Snip of syntax definition for relevant “From” clause used in the query

FROM <table_source>

Specifies that a table, view, or derived table source is used to provide the criteria for the update operation.


From PostgreSQL documentation:

[ WITH [ RECURSIVE ] _`with_query`_ [, ...] ]
UPDATE [ ONLY ] _`table_name`_ [ * ] [ [ AS ] _`alias`_ ]
    SET { _`column_name`_ = { _`expression`_ | DEFAULT } |
          ( _`column_name`_ [, ...] ) = [ ROW ] ( { _`expression`_ | DEFAULT } [, ...] ) |
          ( _`column_name`_ [, ...] ) = ( _`sub-SELECT`_ )
        } [, ...]
    [ FROM _`from_item`_ [, ...] ]
    [ WHERE _`condition`_ | WHERE CURRENT OF _`cursor_name`_ ]
    [ RETURNING * | _`output_expression`_ [ [ AS ] _`output_name`_ ] [, ...] ]

Snip of syntax definition for relevant “From” clause used in the query

from_item

A table expression allowing columns from other tables to appear in the WHERE condition and update expressions. This uses the same syntax as the FROM clause of a SELECT statement; for example, an alias for the table name can be specified. Do not repeat the target table as a from_item unless you intend a self-join (in which case it must appear with an alias in the from_item).


As could be seen, MS SQL uses the FROM clause to specify tables that can be used in the Update query’s where clause. Also, a single occurance of the target table in the FROM list implicitly refers to the table being updated.

Whereas in PostgreSQL, the FROM clause bring in “additional” tables that can be brought into the WHERE clause.

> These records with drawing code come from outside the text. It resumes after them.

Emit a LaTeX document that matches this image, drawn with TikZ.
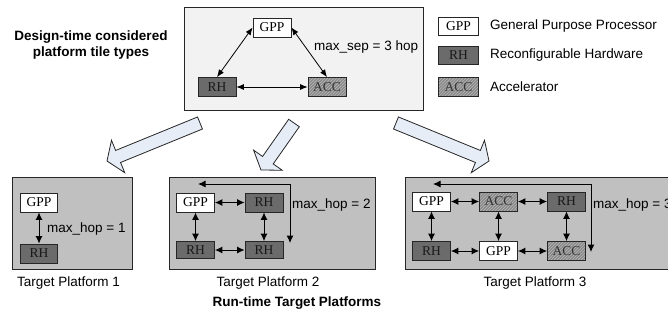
\documentclass[tikz,border=0pt]{standalone}
\usepackage{fontspec}
\setmainfont{Liberation Serif}
\setsansfont{Liberation Sans}
\usetikzlibrary{arrows.meta,calc,patterns}
\definecolor{rhgray}{HTML}{6B6B6B}
\definecolor{accgray}{HTML}{8A8A8A}
\definecolor{acclines}{HTML}{B8B8B8}
\definecolor{platgray}{HTML}{C0C0C0}
\definecolor{topfill}{HTML}{F2F2F3}
\definecolor{arrowfill}{HTML}{E6EDF7}
\begin{document}
\begin{tikzpicture}[x=1pt,y=-1pt,
  tile/.style={draw=black!85, line width=0.8pt, minimum width=38pt, minimum height=19pt, inner sep=0pt, font=\fontsize{13.5}{14}\selectfont},
  gpptile/.style={tile, fill=white},
  rhtile/.style={tile, fill=rhgray, text=black!90},
  acctile/.style={tile, preaction={fill=accgray}, pattern=north east lines, pattern color=acclines, text=black!80},
  conn/.style={line width=0.8pt, {Latex[length=7.5pt,width=6pt]}-{Latex[length=7.5pt,width=6pt]}},
  pconn/.style={line width=1pt, {Latex[length=7.5pt,width=7pt]}-{Latex[length=7.5pt,width=7pt]}},
  lbl/.style={font=\sffamily\fontsize{13.5}{15}\selectfont, inner sep=0pt},
  blbl/.style={font=\sffamily\bfseries\fontsize{13.5}{16}\selectfont, inner sep=0pt, align=center},
  panel/.style={draw=black!85, line width=0.8pt},
  blockarrow/.style={draw=black!85, line width=0.8pt, fill=arrowfill, line join=miter}
]
\useasboundingbox (0,0) rectangle (668,322);
\clip (0,0) rectangle (668,322);

% ---------- design-time box ----------
\node[blbl] (dtitle) at (91,45) {Design-time considered\\platform tile types};
\draw[panel, fill=topfill] (184,7) rectangle (423,110);
\node[gpptile] (tgpp) at (272,27.5) {GPP};
\node[rhtile]  (trh)  at (217,87) {RH};
\node[acctile] (tacc) at (327,87) {ACC};
\draw[conn] (tgpp.west) -- (trh.north);
\draw[conn] (tgpp.east) -- (tacc.north);
\draw[conn] (trh.east) -- (tacc.west);
\node[lbl, anchor=west] (msep) at (314,47) {max\_sep = 3 hop};

% ---------- legend ----------
\node[gpptile, minimum height=18pt, minimum width=40pt] (lgpp) at (458.5,26) {GPP};
\node[rhtile,  minimum height=18pt, minimum width=40pt] (lrh)  at (458.5,55.5) {RH};
\node[acctile, minimum height=19pt, minimum width=40pt] (lacc) at (458.5,87) {ACC};
\node[lbl, anchor=west] (lgppt) at (490,26) {General Purpose Processor};
\node[lbl, anchor=west] (lrht)  at (490,55.5) {Reconfigurable Hardware};
\node[lbl, anchor=west] (lacct) at (490,87) {Accelerator};

% ---------- block arrows ----------
\def\sw{6.5pt}\def\hw{17.5pt}\def\hl{12pt}
\foreach \ax/\ay/\bx/\by in {200/123/107/161, 294/123/261/170, 396/123/489/161}{
  \coordinate (A) at (\ax,\ay);
  \coordinate (B) at (\bx,\by);
  \coordinate (H) at ($(B)!\hl!(A)$);
  \draw[blockarrow] ($(A)!\sw!90:(B)$) -- ($(A)!\sw!-90:(B)$) -- ($(H)!\sw!-90:(B)$)
    -- ($(H)!\hw!-90:(B)$) -- (B) -- ($(H)!\hw!90:(B)$) -- ($(H)!\sw!90:(B)$) -- cycle;
}

% ---------- platform 1 ----------
\draw[panel, fill=platgray] (12,177) rectangle (132,269);
\node[gpptile, minimum width=37pt] (p1gpp) at (39,202.5) {GPP};
\node[rhtile, minimum width=37pt]  (p1rh)  at (39,253.5) {RH};
\draw[pconn] (p1gpp) -- (p1rh);
\node[lbl, anchor=west] (p1hop) at (47,229) {max\_hop = 1};
\node[lbl] (p1t) at (68.5,283) {Target Platform 1};

% ---------- platform 2 ----------
\draw[panel, fill=platgray] (169,177) rectangle (375,269);
\node[gpptile] (p2gpp) at (195.5,202.5) {GPP};
\node[rhtile]  (p2rha) at (264,202.5) {RH};
\node[rhtile, minimum height=17pt]  (p2rhb) at (195.5,250) {RH};
\node[rhtile, minimum height=17pt]  (p2rhc) at (264,250) {RH};
\draw[pconn] (p2gpp) -- (p2rha);
\draw[pconn] (p2rhb) -- (p2rhc);
\draw[pconn] (p2gpp) -- (p2rhb);
\draw[pconn] (p2rha) -- (p2rhc);
\coordinate (l2a) at (290,243);
\coordinate (l2b) at (198,184);
\draw[pconn] (l2a) |- (l2b);
\node[lbl, anchor=west] (p2hop) at (292,205) {max\_hop = 2};
\node[lbl] (p2t) at (268,283) {Target Platform 2};
\node[blbl] (rtt) at (297,303) {Run-time Target Platforms};

% ---------- platform 3 ----------
\draw[panel, fill=platgray] (405,177) rectangle (700,269);
\node[gpptile] (p3gppa) at (431.5,201.5) {GPP};
\node[acctile] (p3acca) at (498.5,201.5) {ACC};
\node[rhtile]  (p3rha)  at (566.5,201.5) {RH};
\node[rhtile]  (p3rhb)  at (431.5,251) {RH};
\node[gpptile] (p3gppb) at (498.5,251) {GPP};
\node[acctile] (p3accb) at (566.5,251) {ACC};
\draw[pconn] (p3gppa) -- (p3acca);
\draw[pconn] (p3acca) -- (p3rha);
\draw[pconn] (p3rhb) -- (p3gppb);
\draw[pconn] (p3gppb) -- (p3accb);
\draw[pconn] (p3gppa) -- (p3rhb);
\draw[pconn] (p3acca) -- (p3gppb);
\draw[pconn] (p3rha) -- (p3accb);
\coordinate (l3a) at (591,252);
\coordinate (l3b) at (433,184);
\draw[pconn] (l3a) |- (l3b);
\node[lbl, anchor=west] (p3hop) at (593,205) {max\_hop = 3};
\node[lbl] (p3t) at (535,283) {Target Platform 3};
\end{tikzpicture}
\end{document}
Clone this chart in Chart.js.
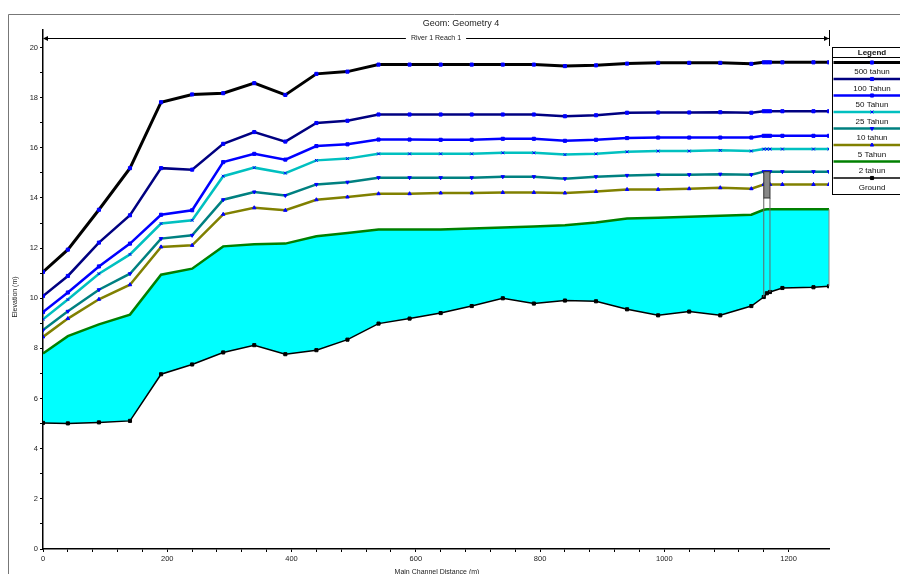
<!DOCTYPE html>
<html lang="id">
<head>
  <meta charset="UTF-8" />
  <title>Geom: Geometry 4</title>
  <script src="https://cdn.jsdelivr.net/npm/chart.js"></script>
  <style>
    body {
      margin: 0;
      background: #fff;
      overflow: hidden;
    }
    canvas {
      display: block;
    }
  </style>
</head>
<body>

<canvas id="profil" width="900" height="574"></canvas>

<script>
  // jarak sepanjang saluran utama (m)
  const stasiun = [0, 40, 90, 140, 190, 240, 290, 340, 390, 440, 490, 540, 590, 640, 690,
    740, 790, 840, 890, 940, 990, 1040, 1090, 1140, 1160, 1165, 1170, 1190, 1240, 1265];

  // muka air per kala ulang (m)
  const ws500 = [11.05, 11.94, 13.53, 15.19, 17.82, 18.13, 18.18, 18.58, 18.11, 18.95, 19.04, 19.32, 19.32, 19.32, 19.32,
    19.32, 19.32, 19.26, 19.29, 19.36, 19.39, 19.39, 19.39, 19.35, 19.41, 19.41, 19.41, 19.41, 19.41, 19.41];
  const ws100 = [10.09, 10.89, 12.22, 13.31, 15.19, 15.13, 16.16, 16.63, 16.25, 16.99, 17.08, 17.33, 17.33, 17.33, 17.33,
    17.33, 17.33, 17.26, 17.30, 17.40, 17.41, 17.41, 17.42, 17.40, 17.46, 17.46, 17.46, 17.46, 17.46, 17.46];
  const ws50 = [9.45, 10.23, 11.27, 12.18, 13.33, 13.51, 15.43, 15.76, 15.53, 16.07, 16.14, 16.33, 16.33, 16.32, 16.32,
    16.36, 16.36, 16.28, 16.32, 16.39, 16.41, 16.41, 16.41, 16.41, 16.48, 16.48, 16.48, 16.48, 16.48, 16.48];
  const ws25 = [9.16, 9.95, 10.98, 11.75, 12.98, 13.11, 14.87, 15.21, 14.99, 15.50, 15.57, 15.76, 15.76, 15.76, 15.76,
    15.80, 15.80, 15.73, 15.76, 15.84, 15.87, 15.87, 15.90, 15.87, 15.95, 15.95, 15.95, 15.95, 15.95, 15.95];
  const ws10 = [8.73, 9.48, 10.34, 10.98, 12.38, 12.51, 13.93, 14.24, 14.10, 14.54, 14.63, 14.81, 14.81, 14.81, 14.81,
    14.85, 14.85, 14.77, 14.85, 14.90, 14.93, 14.93, 14.95, 14.93, 15.05, 15.05, 15.05, 15.05, 15.05, 15.05];
  const ws5 = [8.46, 9.19, 9.96, 10.54, 12.05, 12.11, 13.35, 13.61, 13.51, 13.93, 14.04, 14.17, 14.17, 14.20, 14.20,
    14.22, 14.22, 14.20, 14.26, 14.34, 14.34, 14.37, 14.41, 14.37, 14.54, 14.54, 14.54, 14.54, 14.54, 14.54];
  const ws2 = [7.80, 8.49, 8.96, 9.35, 10.94, 11.18, 12.07, 12.15, 12.18, 12.47, 12.60, 12.74, 12.74, 12.74, 12.78,
    12.82, 12.86, 12.91, 13.02, 13.18, 13.21, 13.25, 13.29, 13.33, 13.53, 13.55, 13.55, 13.55, 13.55, 13.55];
  const dasar = [5.03, 5.01, 5.05, 5.11, 6.97, 7.36, 7.84, 8.13, 7.77, 7.93, 8.35, 8.99, 9.19, 9.41, 9.69,
    10.00, 9.79, 9.91, 9.88, 9.56, 9.32, 9.47, 9.32, 9.69, 10.05, 10.20, 10.25, 10.41, 10.44, 10.48];

  const namaSeri = ['500 tahun', '100 Tahun', '50 Tahun', '25 Tahun', '10 tahun', '5 Tahun', '2 tahun', 'Ground'];

  // jembatan: stasiun hulu/hilir, elevasi lantai bawah/atas
  const jembatanSta = [1160, 1170];
  const jembatanElev = [14.0, 15.05];

  const judul = 'Geom: Geometry 4';
  const namaReach = 'River 1 Reach 1';
  const FONT = '"Liberation Sans", Arial, sans-serif';

  function titik(arr) {
    return stasiun.map((s, i) => ({ x: s, y: arr[i] }));
  }

  const gaya = [
    { data: ws500, warna: '#000000', lebar: 3, marker: 'rect', r: 2.2, rot: 0 },
    { data: ws100, warna: '#000080', lebar: 2.5, marker: 'rect', r: 2.2, rot: 0 },
    { data: ws50, warna: '#0000ff', lebar: 2.5, marker: 'rect', r: 2.2, rot: 0 },
    { data: ws25, warna: '#00c0c0', lebar: 2.5, marker: 'crossRot', r: 2, rot: 0 },
    { data: ws10, warna: '#008080', lebar: 2.5, marker: 'triangle', r: 2, rot: 180 },
    { data: ws5, warna: '#808000', lebar: 2.5, marker: 'triangle', r: 2, rot: 0 },
    { data: ws2, warna: '#008000', lebar: 2.5, marker: false, r: 0, rot: 0 },
    { data: dasar, warna: '#000000', lebar: 1.5, marker: 'rect', r: 2.2, rot: 0 }
  ];

  const datasets = gaya.map((g, i) => {
    const ground = i === 7;
    return {
      label: namaSeri[i],
      data: titik(g.data),
      order: ground ? -1 : i,
      borderColor: g.warna,
      borderWidth: g.lebar,
      backgroundColor: i === 6 ? '#00ffff' : g.warna,
      fill: i === 6 ? { target: 7 } : false,
      pointStyle: g.marker,
      pointRadius: g.r,
      pointRotation: g.rot,
      pointBackgroundColor: ground ? '#000' : '#0000ff',
      pointBorderColor: ground ? '#000' : '#0000ff',
      pointBorderWidth: 1,
      tension: 0
    };
  });

  // bingkai, judul, panah reach, judul sumbu
  const dekorasi = {
    id: 'dekorasi',
    beforeDraw(chart) {
      const c = chart.ctx;
      const xs = chart.scales.x;
      c.save();
      c.fillStyle = '#fff';
      c.fillRect(0, 0, chart.width, chart.height);

      c.strokeStyle = '#777';
      c.lineWidth = 1;
      c.beginPath();
      c.moveTo(8.5, chart.height);
      c.lineTo(8.5, 14.5);
      c.lineTo(chart.width, 14.5);
      c.stroke();

      c.fillStyle = '#222';
      c.textAlign = 'center';
      c.textBaseline = 'middle';
      c.font = '9px ' + FONT;
      c.fillText(judul, 461, 24);

      // garis reach
      const x0 = xs.getPixelForValue(0);
      const x1 = xs.getPixelForValue(stasiun[stasiun.length - 1]);
      const y = 38.5;
      c.font = '7px ' + FONT;
      const tw = c.measureText(namaReach).width;
      const tx = 436;
      c.fillText(namaReach, tx, y);
      c.strokeStyle = '#000';
      c.beginPath();
      c.moveTo(x0 + 2, y);
      c.lineTo(tx - tw / 2 - 5, y);
      c.moveTo(tx + tw / 2 + 5, y);
      c.lineTo(x1, y);
      c.moveTo(x1 + 0.5, 30);
      c.lineTo(x1 + 0.5, 46);
      c.stroke();
      c.fillStyle = '#000';
      c.beginPath();
      c.moveTo(x0, y);
      c.lineTo(x0 + 5, y - 2.5);
      c.lineTo(x0 + 5, y + 2.5);
      c.closePath();
      c.fill();
      c.beginPath();
      c.moveTo(x1, y);
      c.lineTo(x1 - 5, y - 2.5);
      c.lineTo(x1 - 5, y + 2.5);
      c.closePath();
      c.fill();

      // judul sumbu
      c.fillStyle = '#222';
      c.font = '7px ' + FONT;
      c.textBaseline = 'top';
      c.fillText('Main Channel Distance (m)', 437, 569);
      c.translate(15, 297);
      c.rotate(-Math.PI / 2);
      c.textBaseline = 'middle';
      c.fillText('Elevation (m)', 0, 0);
      c.restore();
    }
  };

  // jembatan dan batas hilir
  const jembatan = {
    id: 'jembatan',
    afterDatasetsDraw(chart) {
      const c = chart.ctx;
      const xs = chart.scales.x, ys = chart.scales.y;
      const xa = xs.getPixelForValue(jembatanSta[0]);
      const xb = xs.getPixelForValue(jembatanSta[1]);
      const yBawah = ys.getPixelForValue(jembatanElev[0]);
      const yAtas = ys.getPixelForValue(jembatanElev[1]);
      const iA = stasiun.indexOf(jembatanSta[0]);
      const iB = stasiun.indexOf(jembatanSta[1]);
      c.save();
      c.strokeStyle = '#666';
      c.lineWidth = 1;
      c.beginPath();
      c.moveTo(xa, yBawah);
      c.lineTo(xa, ys.getPixelForValue(dasar[iA]));
      c.moveTo(xb, yBawah);
      c.lineTo(xb, ys.getPixelForValue(dasar[iB]));
      c.stroke();
      c.fillStyle = '#888';
      c.fillRect(xa, yAtas, xb - xa, yBawah - yAtas);
      c.strokeStyle = '#333';
      c.strokeRect(xa, yAtas, xb - xa, yBawah - yAtas);

      const n = stasiun.length - 1;
      const xe = xs.getPixelForValue(stasiun[n]);
      c.strokeStyle = '#888';
      c.beginPath();
      c.moveTo(xe, ys.getPixelForValue(ws2[n]));
      c.lineTo(xe, ys.getPixelForValue(dasar[n]));
      c.stroke();
      c.restore();
    }
  };

  // kotak legenda di kanan atas
  const legenda = {
    id: 'legenda',
    afterDraw(chart) {
      const c = chart.ctx;
      const kiri = 832.5, kanan = 912, atas = 47.5, bawah = 194.5;
      const tengah = 872;
      c.save();
      c.fillStyle = '#fff';
      c.fillRect(kiri, atas, kanan - kiri, bawah - atas);
      c.strokeStyle = '#000';
      c.lineWidth = 1;
      c.strokeRect(kiri, atas, kanan - kiri, bawah - atas);
      c.beginPath();
      c.moveTo(kiri, 57.5);
      c.lineTo(kanan, 57.5);
      c.stroke();
      c.fillStyle = '#111';
      c.textAlign = 'center';
      c.textBaseline = 'middle';
      c.font = 'bold 8px ' + FONT;
      c.fillText('Legend', tengah, 52.5);
      c.font = '8px ' + FONT;
      gaya.forEach((g, i) => {
        const yl = 62.5 + i * 16.5;
        c.strokeStyle = g.warna;
        c.lineWidth = g.lebar;
        c.beginPath();
        c.moveTo(kiri + 1, yl);
        c.lineTo(kanan, yl);
        c.stroke();
        if (g.marker) {
          const ground = i === 7;
          c.fillStyle = ground ? '#000' : '#0000ff';
          c.strokeStyle = ground ? '#000' : '#0000ff';
          c.lineWidth = 1;
          Chart.helpers.drawPoint(c, { pointStyle: g.marker, radius: g.r, rotation: g.rot, borderWidth: 1 }, tengah, yl);
        }
        c.fillStyle = '#111';
        c.fillText(namaSeri[i], tengah, yl + 9.5);
      });
      c.restore();
    }
  };

  function hanyaBulat(scale) {
    scale.ticks = scale.ticks.filter(t => Math.abs(t.value - Math.round(t.value)) < 1e-6);
  }

  new Chart(document.getElementById('profil').getContext('2d'), {
    type: 'line',
    data: { datasets: datasets },
    options: {
      responsive: false,
      animation: false,
      layout: { padding: { left: 0, top: 30, right: 71, bottom: 0 } },
      plugins: {
        legend: { display: false },
        title: { display: false },
        tooltip: { enabled: false }
      },
      scales: {
        x: {
          type: 'linear',
          min: 0,
          max: 1265,
          afterBuildTicks: s => {
            s.ticks = s.ticks.filter(t => t.value % 40 === 0);
          },
          afterFit: s => { s.height = 25; },
          border: { display: true, color: '#000', width: 1.5 },
          grid: { drawOnChartArea: false, color: '#000', tickLength: 3 },
          ticks: {
            stepSize: 40,
            autoSkip: false,
            maxRotation: 0,
            padding: 2,
            color: '#222',
            font: { family: FONT, size: 7.5 },
            callback: v => (v % 200 === 0 ? v : '')
          }
        },
        y: {
          min: 0,
          max: 20.7,
          afterBuildTicks: hanyaBulat,
          afterFit: s => { s.width = 43; },
          border: { display: true, color: '#000', width: 1.5 },
          grid: { drawOnChartArea: false, color: '#000', tickLength: 3 },
          ticks: {
            stepSize: 1,
            autoSkip: false,
            padding: 2,
            color: '#222',
            font: { family: FONT, size: 7.5 },
            callback: v => (v % 2 === 0 ? v : '')
          }
        }
      }
    },
    plugins: [dekorasi, jembatan, legenda]
  });
</script>
</body>
</html>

Infact, docs explicitly calls out the below,

Do not repeat the target table as a from_item unless you intend a self-join

Solution

So, basically within our query since we repeat the target table in FROM clause, PostgreSQL is doing a self-join with no join condition causing the entire table to be updated.

The fix turned out to be simple, it can be one of the two depending on what you wanted to achieve,

Option 1

Introduce an alias for the target column, and ensure that the self-join matches only those records that have the same id.

UPDATE A a0
SET groupName = 'g-'||b1.jobId
FROM A a1
INNER JOIN B b1 on a1.id = b1.id
  AND a1.id = b1.jobId
WHERE a0.id = a1.id;

Option 2

Get rid of target column from the FROM clause, and ensure that the self-join matches only those records that have the same id/jobid condition we are interested in.

UPDATE A a1
SET groupName = 'g-'||b1.jobId
FROM B b1
WHERE a1.id = b1.id
and a1.id = b1.jobId;

In our case, since the self-join is not necessary, it only adds overhead to the query. So, we went with Option 2.

Note: These queries in the solution are meant to be used in PostgreSQL and are not functionally compatible when used in MS SQL.